EXERCISE DIRECTIONS. Extract the lines up to and including the one that contains "(0,0) rectangle (723,580);", starting with the first line of the entries below, and omit the pictures.

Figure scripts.
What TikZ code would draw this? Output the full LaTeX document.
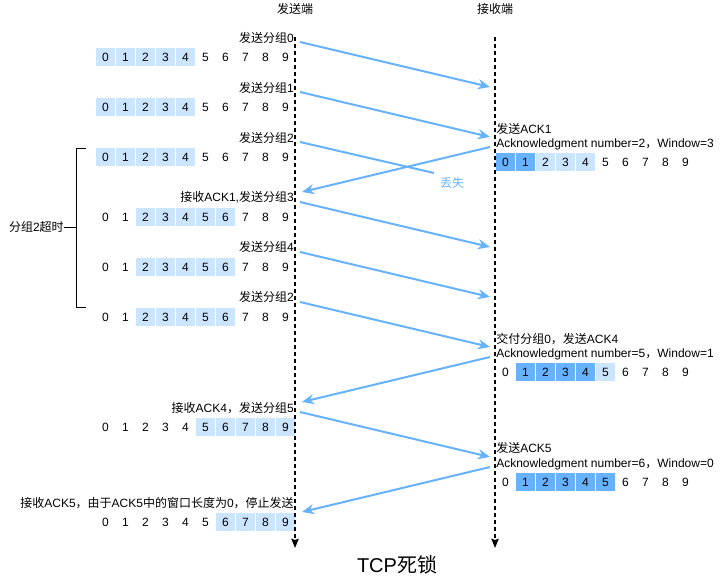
\documentclass[tikz,border=0pt]{standalone}
\usepackage{fontspec}
\setmainfont{Liberation Sans}
\newfontfamily\zhfont{Noto Sans CJK SC}
\newcommand{\zh}[1]{{\zhfont #1}}
\usetikzlibrary{arrows.meta, backgrounds}
\definecolor{winblue}{HTML}{CCE5FF}
\definecolor{ackblue}{HTML}{66B2FF}

\begin{document}
\begin{tikzpicture}[
    x=0.75pt, y=-0.75pt,
    every node/.style={font=\fontsize{9}{11}\selectfont, inner sep=0pt},
    cell/.style={draw=white, line width=0.5pt, minimum width=15pt, minimum height=14.25pt},
    lbl/.style={anchor=east},
    rlbl/.style={anchor=west},
    lifeline/.style={line width=1.1pt, dash pattern=on 3pt off 2.25pt, -{Stealth[length=7pt, width=5.5pt, inset=1pt]}},
    msg/.style={-{Stealth[length=9pt, width=7.5pt]}, line width=1.5pt, ackblue}
]

    \newcommand{\drawwindow}[3]{
        \foreach \i in {0,...,9} {
            \node[cell] (#1-\i) at (#2+20*\i, #3) {\i};
        }
    }

    \useasboundingbox (0,0) rectangle (723,580);

    % --- Sender windows ---
    \drawwindow{s0}{105.5}{57}
    \drawwindow{s1}{105.5}{107}
    \drawwindow{s2}{105.5}{157}
    \drawwindow{s3}{105.5}{217}
    \drawwindow{s4}{105.5}{267}
    \drawwindow{s5}{105.5}{317}
    \drawwindow{s6}{105.5}{427}
    \drawwindow{s7}{105.5}{522}

    % --- Receiver windows ---
    \drawwindow{r0}{505.5}{162}
    \drawwindow{r1}{505.5}{372}
    \drawwindow{r2}{505.5}{482}

    % Fills
    \begin{scope}[on background layer]
        \fill[winblue] (s0-0.north west) rectangle (s0-4.south east);
        \fill[winblue] (s1-0.north west) rectangle (s1-4.south east);
        \fill[winblue] (s2-0.north west) rectangle (s2-4.south east);
        \fill[winblue] (s3-2.north west) rectangle (s3-6.south east);
        \fill[winblue] (s4-2.north west) rectangle (s4-6.south east);
        \fill[winblue] (s5-2.north west) rectangle (s5-6.south east);
        \fill[winblue] (s6-5.north west) rectangle (s6-9.south east);
        \fill[winblue] (s7-6.north west) rectangle (s7-9.south east);
        \fill[ackblue] (r0-0.north west) rectangle (r0-1.south east);
        \fill[winblue] (r0-2.north west) rectangle (r0-4.south east);
        \fill[ackblue] (r1-1.north west) rectangle (r1-4.south east);
        \fill[winblue] (r1-5.north west) rectangle (r1-5.south east);
        \fill[ackblue] (r2-1.north west) rectangle (r2-5.south east);
    \end{scope}

    % --- Lifelines ---
    \node (snd) at (295,9) {\zh{发送端}};
    \node (rcv) at (495,9) {\zh{接收端}};
    \coordinate (sndtop) at (295,37);
    \coordinate (sndbot) at (295,548);
    \coordinate (rcvtop) at (495,37);
    \coordinate (rcvbot) at (495,548);
    \draw[lifeline] (sndtop) -- (sndbot);
    \draw[lifeline] (rcvtop) -- (rcvbot);

    % --- Sender labels ---
    \node[lbl] (l0) at (294,38) {\zh{发送分组}0};
    \node[lbl] (l1) at (294,88) {\zh{发送分组}1};
    \node[lbl] (l2) at (294,138) {\zh{发送分组}2};
    \node[lbl] (l3) at (294,197) {\zh{接收}ACK1,\zh{发送分组}3};
    \node[lbl] (l4) at (294,247) {\zh{发送分组}4};
    \node[lbl] (l5) at (294,297) {\zh{发送分组}2};
    \node[lbl] (l6) at (294,408) {\zh{接收}ACK4\zh{，发送分组}5};
    \node[lbl] (l7) at (294,503) {\zh{接收}ACK5\zh{，由于}ACK5\zh{中的窗口长度为}0\zh{，停止发送}};

    % --- Receiver labels ---
    \node[rlbl] (a0) at (496,129) {\zh{发送}ACK1};
    \node[rlbl] (n0) at (496,144) {Acknowledgment number=2\zh{，}Window=3};
    \node[rlbl] (a1) at (496,339) {\zh{交付分组}0\zh{，发送}ACK4};
    \node[rlbl] (n1) at (496,354) {Acknowledgment number=5\zh{，}Window=1};
    \node[rlbl] (a2) at (496,448) {\zh{发送}ACK5};
    \node[rlbl] (n2) at (496,464) {Acknowledgment number=6\zh{，}Window=0};

    % --- Timeout bracket ---
    \node[lbl] (timeout) at (64,227) {\zh{分组}2\zh{超时}};
    \draw (86,148) -- (76,148) -- (76,307) -- (86,307);
    \draw (timeout.east) -- (76,227);

    % --- Messages ---
    \foreach \n/\y in {0/42, 1/92, 2/202, 3/252, 4/302, 5/412} {
        \coordinate (p\n) at (300,\y);
        \coordinate (q\n) at (490,\y+45);
    }
    \foreach \n/\y in {1/147, 4/357, 5/467} {
        \coordinate (ackA\n) at (490,\y);
        \coordinate (ackB\n) at (302,\y+45);
    }
    \coordinate (lostA) at (300,142);
    \coordinate (lostB) at (434,173);
    \node[text=ackblue] (lost) at (452,183) {\zh{丢失}};

    \foreach \n in {0,...,5} \draw[msg] (p\n) -- (q\n);
    \foreach \n in {1,4,5} \draw[msg] (ackA\n) -- (ackB\n);
    \draw[msg, -] (lostA) -- (lostB);

    % Title
    \node[font=\fontsize{15}{18}\selectfont] (title) at (397,565) {TCP\zh{死锁}};
\end{tikzpicture}
\end{document}
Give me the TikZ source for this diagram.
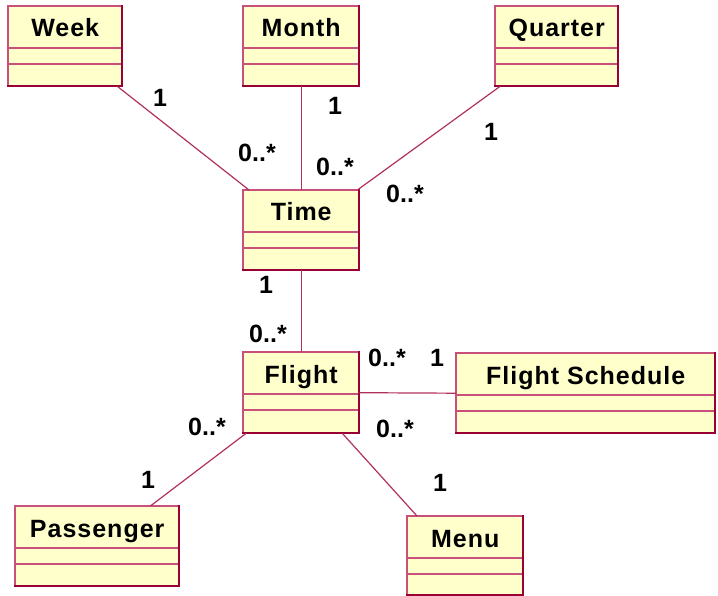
\documentclass[tikz,border=0pt]{standalone}
\usepackage{fontspec}
\setmainfont{Liberation Sans}
\newfontfamily\titlefont[LetterSpace=4]{Liberation Sans}
\definecolor{clsfill}{HTML}{FFFFCC}
\definecolor{clsedge}{HTML}{C8507A}
\definecolor{clsdark}{HTML}{990033}
\definecolor{linkcol}{HTML}{B0305E}
\tikzset{
  clsbox/.style={draw=none, inner sep=0pt, anchor=north west},
  clstitle/.style={inner sep=0pt, anchor=base, font=\titlefont\fontsize{25}{25}\bfseries\selectfont},
  mult/.style={inner sep=0pt, font=\fontsize{25}{25}\bfseries\selectfont},
  link/.style={draw=linkcol, line width=1.2pt},
  divider/.style={draw=clsedge, line width=1.2pt},
}
\newcommand\umlclass[6]{%
  \fill[clsfill] (#2,#3) rectangle (#4,#5);
  \node[clsbox, minimum width={(#4-#2)*1pt}, minimum height={(#5-#3)*1pt}] (#1) at (#2,#3) {};
  \draw[divider] (#1.south west) -- (#1.north west) -- (#1.north east);
  \draw[divider] ([yshift=-42pt]#1.north west) -- ([yshift=-42pt]#1.north east);
  \draw[divider] ([yshift=-58pt]#1.north west) -- ([yshift=-58pt]#1.north east);
  \draw[draw=clsdark, line width=2pt, line cap=rect] (#1.south west) -- (#1.south east) -- (#1.north east);
  \node[clstitle] (#1-t) at ([yshift=-31pt]#1.north) {#6};
}
\begin{document}
\begin{tikzpicture}[x=1pt, y=-1pt]
\useasboundingbox (0,0) rectangle (718,596);
% classes
\umlclass{week}{8}{6}{122}{86}{Week}
\umlclass{month}{243}{6}{359}{86}{Month}
\umlclass{quarter}{495}{6}{618}{86}{Quarter}
\umlclass{time}{243}{190}{359}{270}{Time}
\umlclass{flight}{243}{352}{359}{433}{Flight}
\umlclass{fs}{456}{353}{715}{433}{Flight Schedule}
\umlclass{passenger}{15}{506}{179}{586}{Passenger}
\umlclass{menu}{407}{516}{523}{595}{Menu}
% connectors
\draw[link] ([xshift=-5pt]week.south east) -- ([xshift=6pt]time.north west);
\draw[link] (month.south) -- (time.north);
\draw[link] ([xshift=5pt]quarter.south west) -- ([xshift=-2pt]time.north east);
\draw[link] (time.south) -- (flight.north);
\draw[link] (flight.east) -- (fs.west);
\draw[link] ([xshift=3pt]flight.south west) -- ([xshift=-29pt]passenger.north east);
\draw[link] ([xshift=-17pt]flight.south east) -- ([xshift=10pt]menu.north west);
% multiplicities
\node[mult] (m1) at (160,98) {1};
\node[mult] (m2) at (257,153) {0..*};
\node[mult] (m3) at (335,106) {1};
\node[mult] (m4) at (335,167) {0..*};
\node[mult] (m5) at (491,132) {1};
\node[mult] (m6) at (405,194) {0..*};
\node[mult] (m7) at (266,285) {1};
\node[mult] (m8) at (268,334) {0..*};
\node[mult] (m9) at (387,358) {0..*};
\node[mult] (m10) at (437,358) {1};
\node[mult] (m11) at (207,427) {0..*};
\node[mult] (m12) at (395,429) {0..*};
\node[mult] (m13) at (148,480) {1};
\node[mult] (m14) at (440,483) {1};
\end{tikzpicture}
\end{document}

REPLY TO THE TASK.
What TikZ code would draw this? Output the full LaTeX document.
\documentclass[tikz,border=0pt]{standalone}
\usepackage{fontspec}
\setmainfont{Liberation Sans}
\newfontfamily\zhfont{Noto Sans CJK SC}
\newcommand{\zh}[1]{{\zhfont #1}}
\usetikzlibrary{arrows.meta, backgrounds}
\definecolor{winblue}{HTML}{CCE5FF}
\definecolor{ackblue}{HTML}{66B2FF}

\begin{document}
\begin{tikzpicture}[
    x=0.75pt, y=-0.75pt,
    every node/.style={font=\fontsize{9}{11}\selectfont, inner sep=0pt},
    cell/.style={draw=white, line width=0.5pt, minimum width=15pt, minimum height=14.25pt},
    lbl/.style={anchor=east},
    rlbl/.style={anchor=west},
    lifeline/.style={line width=1.1pt, dash pattern=on 3pt off 2.25pt, -{Stealth[length=7pt, width=5.5pt, inset=1pt]}},
    msg/.style={-{Stealth[length=9pt, width=7.5pt]}, line width=1.5pt, ackblue}
]

    \newcommand{\drawwindow}[3]{
        \foreach \i in {0,...,9} {
            \node[cell] (#1-\i) at (#2+20*\i, #3) {\i};
        }
    }

    \useasboundingbox (0,0) rectangle (723,580);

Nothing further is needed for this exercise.